Monday, April 11, 2011

Remembering Sidney Lumet

by Ivan Vargas

As the government threatened to shut down, as most of Northern Africa continued to go crazy, and as Japan got hit with another earthquake, our country experienced the loss of a different kind. On Saturday, April 9, Sidney Lumet, the first New York director, died in his Manhattan home. He was 86.

Sidney Lumet might not mean a lot to you New York kids who hang out at Gymbar or G lounge and drink cosmos to the beat of Lady Gaga or Kesha with hair cuts emulating that of Adam Lambert. After all, the name isn’t current and sounds like a Jewish remnant of another time, right? But of course it does.

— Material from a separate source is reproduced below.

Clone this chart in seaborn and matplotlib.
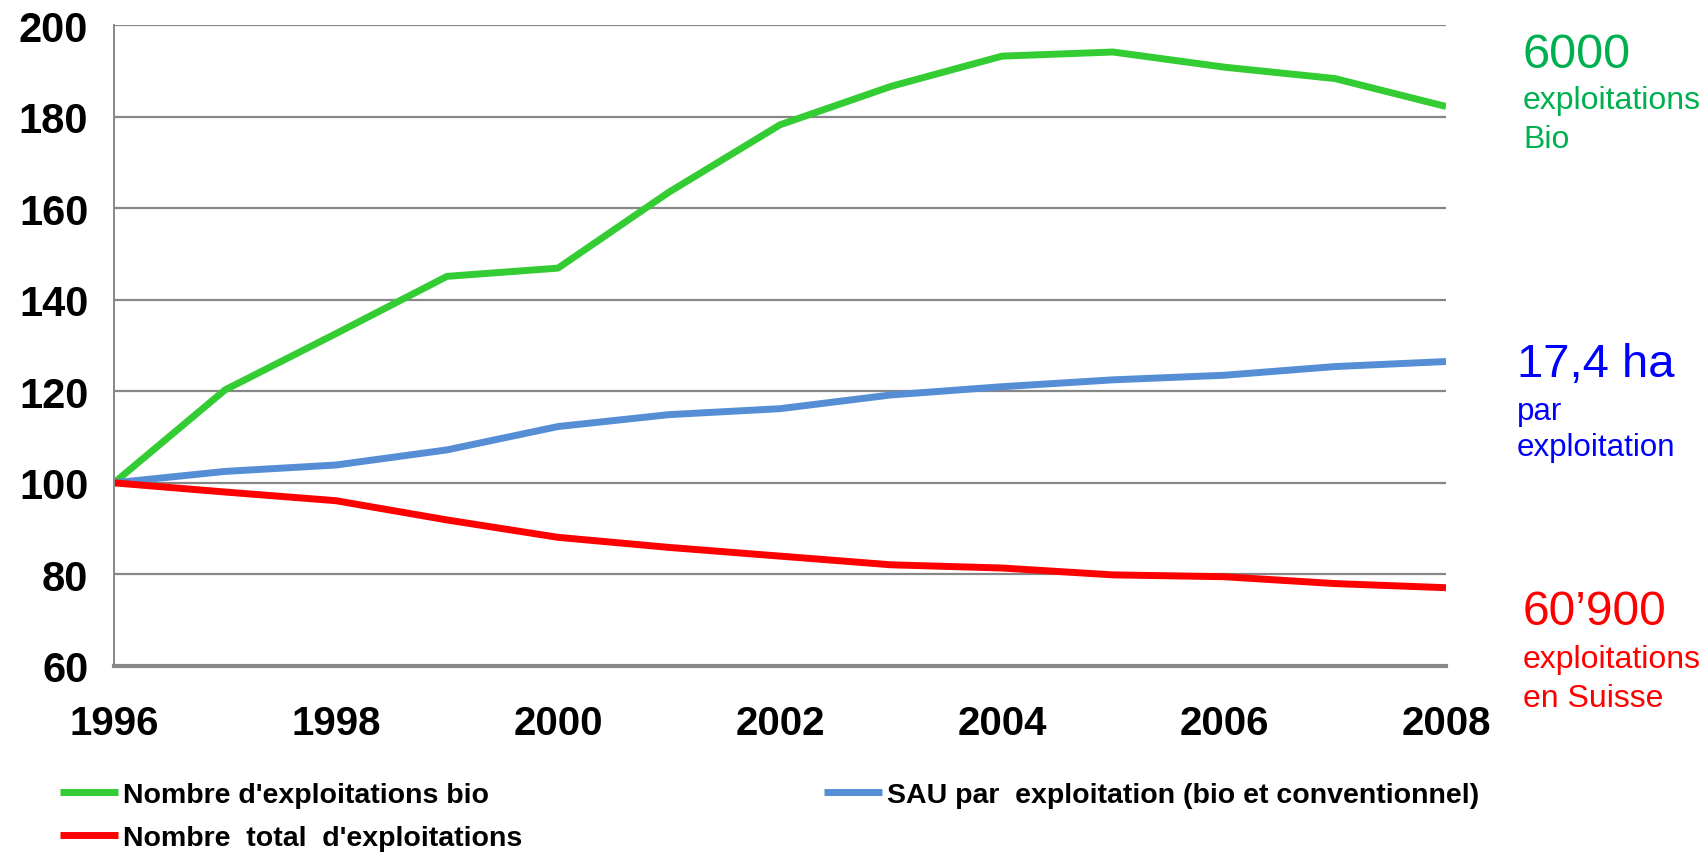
import numpy as np
import pandas as pd
import matplotlib
matplotlib.use('Agg')
import matplotlib.pyplot as plt
from matplotlib.ticker import MultipleLocator
import seaborn as sns

# index 1996 = 100
years = list(range(1996, 2009))
bio = [100, 120.3, 132.6, 145.1, 146.9, 163.5, 178.2, 186.6, 193.2, 194.1, 190.8, 188.3, 182.2]
sau = [100, 102.5, 103.9, 107.2, 112.3, 114.9, 116.2, 119.2, 121.0, 122.5, 123.5, 125.4, 126.5]
total = [100, 98.0, 96.1, 91.9, 88.1, 85.9, 84.0, 82.1, 81.4, 79.9, 79.5, 78.0, 77.1]
labels = ["Nombre d'exploitations bio",
          "SAU par  exploitation (bio et conventionnel)",
          "Nombre  total  d'exploitations"]
colors = ['#33CC33', '#558ED5', '#FF0000']

df = pd.DataFrame({'annee': years * 3,
                   'indice': bio + sau + total,
                   'serie': [labels[0]] * 13 + [labels[1]] * 13 + [labels[2]] * 13})

sns.set_style('white')
plt.rcParams['font.family'] = ['Liberation Sans', 'DejaVu Sans']
plt.rcParams['text.color'] = 'black'

fig = plt.figure(figsize=(17.06, 8.54), dpi=100)
ax = fig.add_axes([114 / 1706, 1 - 667 / 854, (1446 - 114) / 1706, (667 - 26) / 854])

sns.lineplot(data=df, x='annee', y='indice', hue='serie',
             palette=dict(zip(labels, colors)), linewidth=5, ax=ax, legend=False)
for ln in ax.lines:
    ln.set_solid_capstyle('butt')
    ln.set_solid_joinstyle('round')

ax.set_xlim(1996, 2008)
ax.set_ylim(60, 200)
ax.xaxis.set_major_locator(MultipleLocator(2))
ax.xaxis.set_minor_locator(MultipleLocator(1))
ax.yaxis.set_major_locator(MultipleLocator(20))
ax.set_xlabel('')
ax.set_ylabel('')

grey = '#878787'
ax.yaxis.grid(True, color=grey, lw=1.6)
ax.set_axisbelow(True)
for s in ['top', 'right']:
    ax.spines[s].set_visible(False)
ax.spines['left'].set_color(grey)
ax.spines['left'].set_linewidth(1.4)
ax.spines['bottom'].set_color(grey)
ax.spines['bottom'].set_linewidth(3)

ax.tick_params(axis='x', which='both', direction='out', length=8.6, width=1.2,
               color=grey, pad=19, labelsize=29, labelcolor='black')
ax.tick_params(axis='y', which='major', direction='out', length=6.5, width=1.2,
               color=grey, pad=12, labelsize=30, labelcolor='black')
for t in ax.get_xticklabels() + ax.get_yticklabels():
    t.set_fontweight('bold')

# legend in two blocks
h = ax.lines
leg_kw = dict(frameon=False, handlelength=2.05, handletextpad=0.15,
              labelspacing=0.6, borderpad=0, borderaxespad=0,
              labelcolor='black', prop={'weight': 'bold', 'size': 20.5})
fig.legend([h[0], h[2]], [labels[0], labels[2]], loc='upper left',
           bbox_to_anchor=(60 / 1706, 1 - 783 / 854), **leg_kw)
fig.legend([h[1]], [labels[1]], loc='upper left',
           bbox_to_anchor=(824 / 1706, 1 - 783 / 854), **leg_kw)

# annotations at right
fig.text(1523 / 1706, 1 - 68 / 854, '6000', color='#00B050', fontsize=35, va='baseline')
fig.text(1523 / 1706, 1 - 109 / 854, 'exploitations', color='#00B050', fontsize=23, va='baseline')
fig.text(1523 / 1706, 1 - 148 / 854, 'Bio', color='#00B050', fontsize=23, va='baseline')

fig.text(1517 / 1706, 1 - 377 / 854, '17,4 ha', color='#0000FF', fontsize=34, va='baseline')
fig.text(1517 / 1706, 1 - 420 / 854, 'par', color='#0000FF', fontsize=22.5, va='baseline')
fig.text(1517 / 1706, 1 - 456 / 854, 'exploitation', color='#0000FF', fontsize=22.5, va='baseline')

fig.text(1523 / 1706, 1 - 625 / 854, '60\u2019900', color='#FF0000', fontsize=34.5, va='baseline')
fig.text(1523 / 1706, 1 - 668 / 854, 'exploitations', color='#FF0000', fontsize=23, va='baseline')
fig.text(1523 / 1706, 1 - 707 / 854, 'en Suisse', color='#FF0000', fontsize=23, va='baseline')

plt.savefig('out.png', dpi=100)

However, to anyone who has watched and experienced life through films be it live, through film festivals, or through Turner Classic Movies, the name Sidney Lumet means our very own existence and is synonymous with New York City then and now. Even before [Woody] Allen, [Martin] Scorsese, and [Spike] Lee, Lumet was there, spinning passionate stories of men caught in tremendous quandaries, hoping for a way out and that they did the right thing. Because of Lumet an innocent man did not get the death penalty in 12 Angry Men. Because of him, we saw how crime and corruption were married in Serpico. Because of him reality television is what it is today via Network, one of the most prophetic films I’ve ever seen about TV and Internet culture.

"Attica! Attica!"

For anyone wanting to know what it was like to be in New York then, and how it has translated into the now, all you have to do is watch Lumet’s social dramas on TCM. It’s all there. The locations. The grittiness. The sense that this could be happening right next door to you, down the hall, across the street at the nearest bank where there might be a hold-up orchestrated by an alpha-man trying to get a break for a guy who happens to be his husband and a woman trapped in a man's body in the Seventies, all in a neat little ball of frenzy. Or a playhouse where one of the nation's greatest plays by one of the nation's greatest playwrights might be playing. It made your story yours. For all of the stars and power-actors, New York City down to its nuances and quirks was the ultimate character in any Lumet film.

My only complaint, and this is to you, Mr. Lumet, wherever you are (and if you ever read this): couldn’t you have waited after the Tribeca Film Festival? And given us one last film?